Lulus Verifikasi Dewan Pers No.126/DP-Terverifikasi/K/X/2017

FSPMI Tolak Surat Edaran Menteri Ketenagakerjaan dalam Menentukan UMK
Oleh : CR1
Kamis | 25-10-2018 | 15:28 WIB
fspmi-batam1.jpg Honda-Batam

PKP Developer

Ketua Konsulat Cabang FSPMI Batam, Alfitoni. (Foto: Hendra)

BATAMTODAY.COM, Batam - Dewan Pengupahan Kota (DPK) Batam menggelar rapat ke-4 penentuan upah minimun kota (UMK) Batam 2019, dengan agenda pemaparan Surat Edaran (SE) Menteri Ketenagakerjaan nomor B.240/M-Naker/PHISSK-UPAH/X/2018 terkait besaran UMK (Upah Minimum Kota/Kabupaten).

Rapat dihadiri oleh perwakilan DPK Batam bersama Asosiasi Pengusaha Indonesia (Apindo) dan Federasi Serikat Pekerja Metal Indonesia di kantor Dinas Ketenagakerjaan (Disnaker) Kota Batam, Kamis (25/10/2018).

Dalam rapat itu, Federasi Serikat Pekerja Metal Indonesia (FSPMI) Kota Batam mengatakan kalau pihak pemerintah terlalu memaksakan kenaikan UMK Kota Batam ini dengan menggunakan surat edaran menteri.

"Kita dari unsur buruh tidak sepakat, apabila besaran kenaikan UMK tahun depan ini menggunakan surat edaran menteri," ujar Ketua Konsulat Cabang FSPMI Batam, Alfitoni, Kamis (25/10/2018).
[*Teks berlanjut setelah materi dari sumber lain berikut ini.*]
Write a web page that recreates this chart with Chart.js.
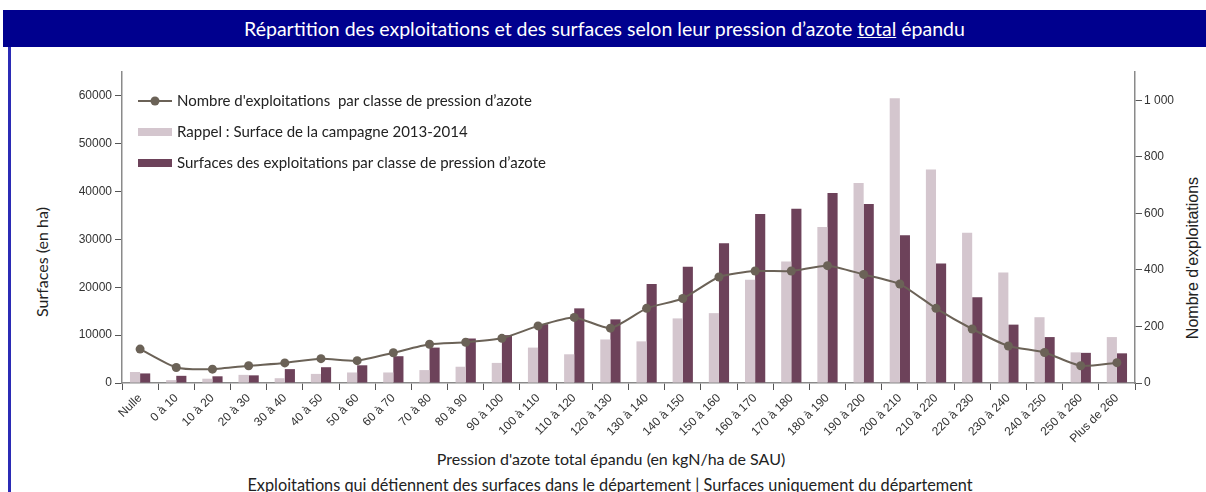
<!DOCTYPE html>
<html>
<head>
<meta charset="utf-8">
<script src="https://cdn.jsdelivr.net/npm/chart.js@4.4.0/dist/chart.umd.min.js"></script>
<style>
  body { margin: 0; background: #fff; width: 1206px; height: 492px; overflow: hidden; position: relative; font-family: Lato, sans-serif; }
  #bar { position: absolute; left: 3px; top: 10px; width: 1203px; height: 37px; background: #00008e; color: #fff; font-size: 19.5px; text-align: center; line-height: 37px; }
  #edge { position: absolute; left: 8px; top: 47px; width: 3px; height: 445px; background: #2b2bb5; }
  #wrap { position: absolute; left: 0; top: 0; width: 1206px; height: 492px; }
  #foot { position: absolute; left: 0; width: 1220px; top: 475px; text-align: center; font-size: 16.3px; color: #222; }
  #xt { position: absolute; left: 0; width: 1222px; top: 449px; text-align: center; font-size: 16px; color: #222; }
  .vt { position: absolute; width: 300px; height: 20px; line-height: 20px; text-align: center; color: #222; transform: rotate(-90deg); }
  #yl { left: -108px; top: 252px; font-size: 16px; font-family: Lato, sans-serif; }
  #yr { left: 1043px; top: 248px; font-size: 16px; font-family: "Liberation Sans", sans-serif; }
</style>
</head>
<body>
<div id="bar">Répartition des exploitations et des surfaces selon leur pression d’azote <u>total</u> épandu</div>
<div id="edge"></div>
<div id="xt">Pression d'azote total épandu (en kgN/ha de SAU)</div>
<div id="foot">Exploitations qui détiennent des surfaces dans le département | Surfaces uniquement du département</div>
<div class="vt" id="yl">Surfaces (en ha)</div>
<div class="vt" id="yr">Nombre d'exploitations</div>
<div id="wrap"><canvas id="myChart"></canvas></div>
<script>
// classes de pression d'azote
const classes = ["Nulle", "0 à 10", "10 à 20", "20 à 30", "30 à 40", "40 à 50", "50 à 60", "60 à 70",
    "70 à 80", "80 à 90", "90 à 100", "100 à 110", "110 à 120", "120 à 130", "130 à 140", "140 à 150",
    "150 à 160", "160 à 170", "170 à 180", "180 à 190", "190 à 200", "200 à 210", "210 à 220",
    "220 à 230", "230 à 240", "240 à 250", "250 à 260", "Plus de 260"];

// nombre d'exploitations (axe de droite)
const nbExploitations = [120, 55, 49, 61, 71, 86, 79, 107, 137, 144, 158, 202, 232, 194, 264, 299,
    375, 396, 396, 415, 384, 350, 264, 191, 131, 108, 61, 72];

// rappel campagne 2013-2014 (ha)
const surfacesRappel = [2300, 600, 900, 1700, 1000, 1900, 2200, 2200, 2700, 3400, 4200, 7400, 6000,
    9100, 8700, 13500, 14600, 21600, 25400, 32600, 41800, 59500, 44600, 31400, 23100, 13750, 6400, 9600];

// surfaces des exploitations (ha)
const surfaces = [2000, 1500, 1400, 1600, 2900, 3300, 3700, 5600, 7400, 9300, 10000, 12300, 15600,
    13300, 20700, 24300, 29200, 35300, 36400, 39700, 37400, 30900, 25000, 17900, 12200, 9600, 6300, 6200];

const leftTicks = [0, 10000, 20000, 30000, 40000, 50000, 60000];
const rightTicks = [0, 200, 400, 600, 800, 1000];

const tickFont = { family: "Liberation Sans", size: 12 };
const axisColor = "#8a8a8a";

function spaced(v) {
    return String(v).replace(/\B(?=(\d{3})+(?!\d))/g, " ");
}

// legende dessinee dans la zone du graphique
const insideLegend = {
    id: "insideLegend",
    afterDraw(chart) {
        const c = chart.ctx;
        const ds = chart.data.datasets;
        c.save();
        c.font = "15px Lato";
        c.textBaseline = "middle";
        // ligne
        c.strokeStyle = ds[0].borderColor;
        c.lineWidth = 2;
        c.beginPath(); c.moveTo(138, 101); c.lineTo(172, 101); c.stroke();
        c.fillStyle = ds[0].borderColor;
        c.beginPath(); c.arc(155, 101, 4.5, 0, Math.PI * 2); c.fill();
        c.fillStyle = "#222";
        c.fillText(ds[0].label, 177, 101);
        // barres
        c.fillStyle = ds[1].backgroundColor;
        c.fillRect(138, 128, 34, 8);
        c.fillStyle = "#222";
        c.fillText(ds[1].label, 177, 132);
        c.fillStyle = ds[2].backgroundColor;
        c.fillRect(138, 159, 34, 8);
        c.fillStyle = "#222";
        c.fillText(ds[2].label, 177, 163);
        c.restore();
    }
};

let ctx = document.getElementById("myChart");

let myChart = new Chart(ctx, {
    data: {
        labels: classes,
        datasets: [{
            type: "line",
            label: "Nombre d'exploitations  par classe de pression d’azote",
            data: nbExploitations,
            yAxisID: "y1",
            borderColor: "#6b6257",
            backgroundColor: "#6b6257",
            borderWidth: 2,
            pointRadius: 4.5,
            pointBorderWidth: 0,
            pointBackgroundColor: "#6b6257",
            tension: 0.2,
            order: 0
        }, {
            type: "bar",
            label: "Rappel : Surface de la campagne 2013-2014",
            data: surfacesRappel,
            yAxisID: "y",
            backgroundColor: "#d4c6ce",
            categoryPercentage: 0.56,
            barPercentage: 1,
            order: 1
        }, {
            type: "bar",
            label: "Surfaces des exploitations par classe de pression d’azote",
            data: surfaces,
            yAxisID: "y",
            backgroundColor: "#6d425a",
            categoryPercentage: 0.56,
            barPercentage: 1,
            order: 1
        }]
    },
    options: {
        responsive: true,
        maintainAspectRatio: false,
        animation: false,
        layout: { padding: { left: 30, right: 2, top: 72, bottom: 22 } },
        plugins: {
            legend: { display: false },
            tooltip: { enabled: false }
        },
        scales: {
            x: {
                offset: true,
                grid: { display: true, offset: true, drawOnChartArea: false, drawTicks: true, tickLength: 7, color: "#555" },
                border: { display: true, color: axisColor, width: 1.5 },
                ticks: { autoSkip: false, maxRotation: 45, minRotation: 45, padding: 1, color: "#333", font: { family: "Liberation Sans", size: 12 } },
                afterFit(s) { s.height = 87; }
            },
            y: {
                position: "left",
                min: 0,
                max: 65000,
                afterBuildTicks(s) { s.ticks = leftTicks.map(v => ({ value: v })); },
                grid: { drawOnChartArea: false, tickLength: 7, color: "#555" },
                border: { display: true, color: axisColor, width: 1.5 },
                ticks: { padding: 3, color: "#333", font: tickFont, callback: v => String(v) },
                afterFit(s) { s.width = 92; }
            },
            y1: {
                position: "right",
                min: 0,
                max: 1100,
                afterBuildTicks(s) { s.ticks = rightTicks.map(v => ({ value: v })); },
                grid: { drawOnChartArea: false, tickLength: 7, color: "#555" },
                border: { display: true, color: axisColor, width: 1.5 },
                ticks: { padding: 2, color: "#333", font: tickFont, callback: v => spaced(v) },
                afterFit(s) { s.width = 69; }
            }
        }
    },
    plugins: [insideLegend]
});
</script>
</body>
</html>
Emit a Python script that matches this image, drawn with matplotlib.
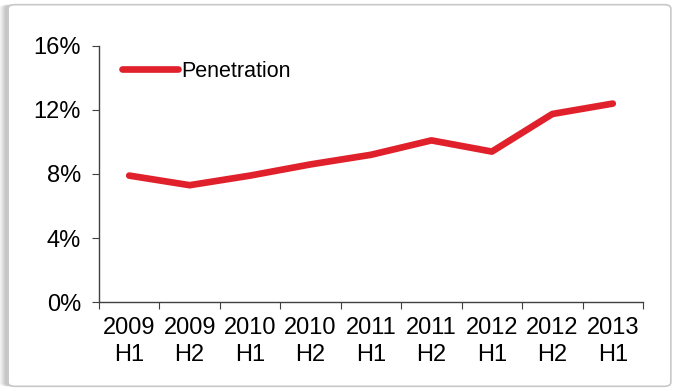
import matplotlib.pyplot as plt
from matplotlib.patches import FancyBboxPatch
from matplotlib.ticker import FixedLocator, FuncFormatter

plt.rcParams['font.family'] = ['Liberation Sans', 'DejaVu Sans']

# Half-year penetration data
periods = ["2009\nH1", "2009\nH2", "2010\nH1", "2010\nH2", "2011\nH1",
           "2011\nH2", "2012\nH1", "2012\nH2", "2013\nH1"]
penetration = [7.9, 7.3, 7.9, 8.6, 9.2, 10.1, 9.4, 11.75, 12.4]

fig = plt.figure(figsize=(6.79, 3.91), dpi=100)

# Soft shadow + card frame around the chart
for i, a in enumerate([0.05, 0.05, 0.06, 0.07]):
    off = 0.004 * (4 - i)
    fig.patches.append(FancyBboxPatch((0.009 - off * 0.6, 0.012), 0.976, 0.976,
                                      boxstyle="round,pad=0,rounding_size=0.01",
                                      transform=fig.transFigure, facecolor="black",
                                      edgecolor="none", alpha=a, zorder=-11))
frame = FancyBboxPatch((0.012, 0.012), 0.976, 0.976,
                       boxstyle="round,pad=0,rounding_size=0.01",
                       transform=fig.transFigure, facecolor="white",
                       edgecolor="#c8c8c8", linewidth=1.2, zorder=-10)
fig.patches.append(frame)

ax = fig.add_axes([0.1458, 0.2276, 0.8012, 0.6548])
ax.patch.set_alpha(0)

x = [i + 0.5 for i in range(len(periods))]
ax.plot(x, penetration, color="#e0202b", linewidth=4.8,
        solid_capstyle="round", solid_joinstyle="round", label="Penetration")

ax.set_xlim(0, len(periods))
ax.set_ylim(0, 16)
ax.set_yticks([0, 4, 8, 12, 16])
ax.yaxis.set_major_formatter(FuncFormatter(lambda v, p: f"{v:.0f}%"))

# Boundary ticks between categories, labels centred on each category
ax.xaxis.set_major_locator(FixedLocator(range(len(periods) + 1)))
ax.xaxis.set_major_formatter(FuncFormatter(lambda v, p: ""))
ax.set_xticks(x, periods, minor=True)
ax.tick_params(axis="x", which="minor", length=0, pad=11, labelsize=17)
ax.tick_params(axis="x", which="major", length=5, direction="out", color="#404040")
ax.tick_params(axis="y", length=5, direction="out", color="#404040", labelsize=17, pad=8)
for lbl in ax.get_xticklabels(minor=True):
    lbl.set_linespacing(1.25)

for side in ("top", "right"):
    ax.spines[side].set_visible(False)
for side in ("left", "bottom"):
    ax.spines[side].set_color("#404040")
    ax.spines[side].set_linewidth(1.0)

ax.legend(loc="upper left", bbox_to_anchor=(0.042, 0.942), frameon=False,
          borderpad=0, borderaxespad=0, handlelength=2.6, handletextpad=0.14,
          fontsize=15.5)

fig.savefig("out.png", dpi=100)
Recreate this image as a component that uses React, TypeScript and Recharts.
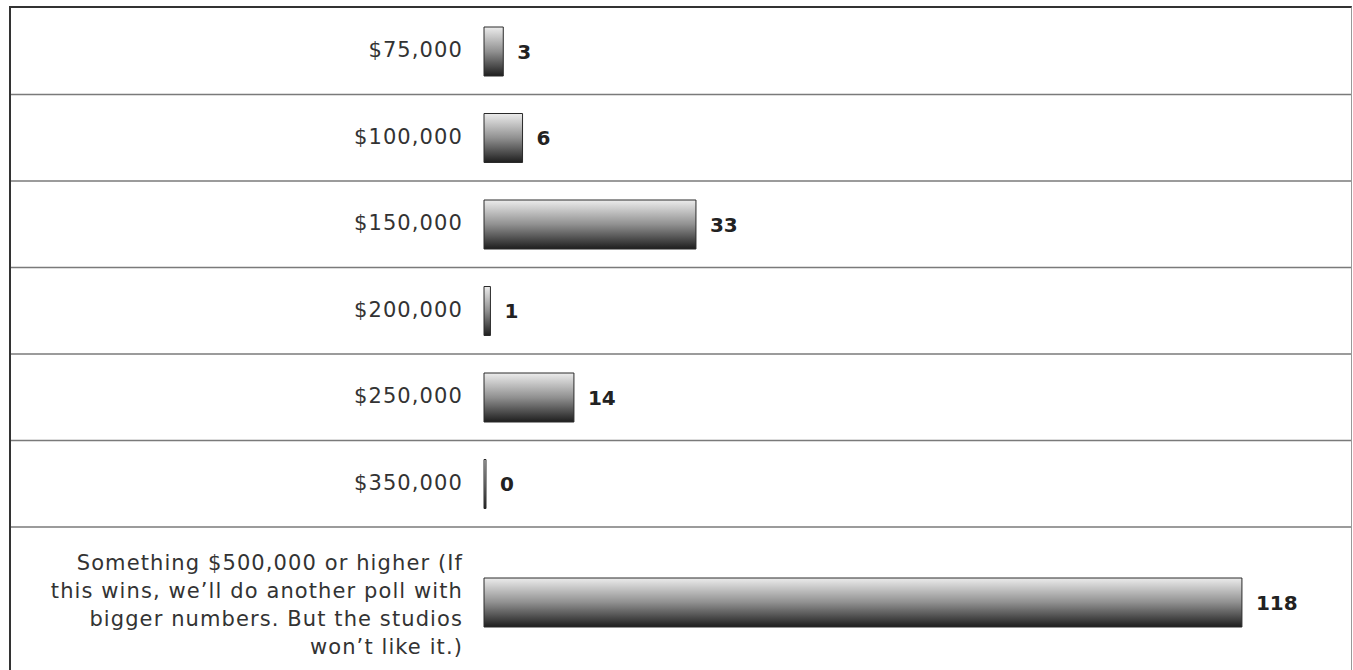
import { BarChart, Bar, XAxis, YAxis, LabelList } from 'recharts';

const categories = [
  '$75,000',
  '$100,000',
  '$150,000',
  '$200,000',
  '$250,000',
  '$350,000',
  'Something $500,000 or higher (If this wins, we’ll do another poll with bigger numbers. But the studios won’t like it.)',
];
const votes = [3, 6, 33, 1, 14, 0, 118];
// how the long answer is broken over lines in the original
const longLabelLines = [
  'Something $500,000 or higher (If',
  'this wins, we’ll do another poll with',
  'bigger numbers. But the studios',
  'won’t like it.)',
];
const xDomain = [0, 130];

const rows = categories.map((name, i) => ({ name, votes: votes[i] }));
const topRows = rows.slice(0, 6);
const bottomRows = rows.slice(6);

const CHART_W = 1340;
const AXIS_W = 473;
const TOP_H = 520;
const BOTTOM_H = 148;
const FONT = '"DejaVu Sans", sans-serif';

function RowTick(props: any) {
  const { x, y, payload, drawLine, half } = props;
  const offset = payload.offset || half;
  const isLong = payload.value === categories[6];
  const textStyle = { letterSpacing: '1.1px' };
  return (
    <g>
      {drawLine && (
        <line x1={0} x2={CHART_W} y1={y + offset} y2={y + offset} stroke="#7a7a7a" strokeWidth={1.5} />
      )}
      {isLong ? (
        <text x={x} y={y + 3} textAnchor="end" fontFamily={FONT} fontSize={21} fill="#333" style={textStyle}>
          {longLabelLines.map((l, i) => (
            <tspan key={i} x={x} dy={i === 0 ? -42 + 7 : 28}>
              {l}
            </tspan>
          ))}
        </text>
      ) : (
        <text x={x} y={y} dy={6} textAnchor="end" fontFamily={FONT} fontSize={21} fill="#333" style={textStyle}>
          {payload.value}
        </text>
      )}
    </g>
  );
}

function Gradient({ id }: { id: string }) {
  return (
    <defs>
      <linearGradient id={id} x1="0" y1="0" x2="0" y2="1">
        <stop offset="0%" stopColor="#ececec" />
        <stop offset="50%" stopColor="#909090" />
        <stop offset="100%" stopColor="#1e1e1e" />
      </linearGradient>
    </defs>
  );
}

function Rows({ data, height, marginBottom, gradId, drawLine }: any) {
  const half = (height - marginBottom) / data.length / 2;
  return (
    <BarChart
      layout="vertical"
      width={CHART_W}
      height={height}
      data={data}
      margin={{ top: 0, right: 32, bottom: marginBottom, left: 0 }}
      barSize={49}
    >
      <Gradient id={gradId} />
      <XAxis type="number" domain={xDomain} hide />
      <YAxis
        type="category"
        dataKey="name"
        width={AXIS_W}
        axisLine={false}
        tickLine={false}
        tickSize={0}
        tickMargin={21}
        interval={0}
        tick={(p: any) => <RowTick {...p} drawLine={drawLine} half={half} />}
      />
      <Bar
        dataKey="votes"
        fill={`url(#${gradId})`}
        stroke="#2a2a2a"
        strokeWidth={1}
        minPointSize={2}
        isAnimationActive={false}
      >
        <LabelList
          dataKey="votes"
          position="right"
          offset={14}
          fill="#222"
          fontFamily={FONT}
          fontSize={20}
          fontWeight="bold"
        />
      </Bar>
    </BarChart>
  );
}

export default function App() {
  return (
    <div
      style={{
        position: 'absolute',
        left: 9,
        top: 6,
        width: CHART_W,
        height: 664,
        overflow: 'hidden',
        borderTop: '2px solid #333',
        borderLeft: '2px solid #333',
        borderRight: '1px solid #999',
        background: '#fff',
      }}
    >
      <Rows data={topRows} height={TOP_H} marginBottom={1} gradId="gradTop" drawLine />
      <Rows data={bottomRows} height={BOTTOM_H} marginBottom={0} gradId="gradBottom" drawLine={false} />
    </div>
  );
}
Salah satu alasan FSMPI menolak surat edaran itu adalah karena seharusnya yang menentukan UMK adalah DPK.

"Tidak ada urusan menteri dalam hal ini, apalagi di SE itu pemerintah terlihat sangat otoriter sekali. Bahkan Gubernur, Wali Kota dan Bupati dilarang dan akan dihentikan jika tidak mengikutinya," lanjutnya.

Bagi Alfitnoi, ini sudah sangat aneh dan berlebihan. Padahal yang memilih Wali Kota dan Bupati tersebut adalah rakyat Kepri sendiri bukan menteri.

Alasan kedua pihak FSPMI menolak surat edaran ini adalah karena memang bertentangan dengan Undang-undang dalam penentuan upah minimum kota.

"UU Nomor 13 ketenagakerjaan tahun 2013, pasal 84 menjelaskan untuk besaran kenaikan atau penyesuaian upah UMK tahun berikutnya itu ditentukan dengan KHL di tambah dengan pertubuhan ekonomi dan inflansi nasional, serta lagi produktivitas di setiap daerah," paparnya.

Sedangkan dalam surat edaran itu dalam menentukan UMK hanya dua faktor saja yaitu pertumbuhan ekonomi dan inflasi.

"Apa ini upah berkeadilan bagi buruh," tegasnya.

Sedangkan yang ketiga adalah karena baru pada rezim pemerintahan inilah menteri atau presiden menentukan besaran UMK setiap daerah.

"Masak besarannya disama ratakan semua di setiap daerah, yaitu 8,03 persen. Di mana letak undang-undang upah minimum yang berkeadilan," pungkasnya.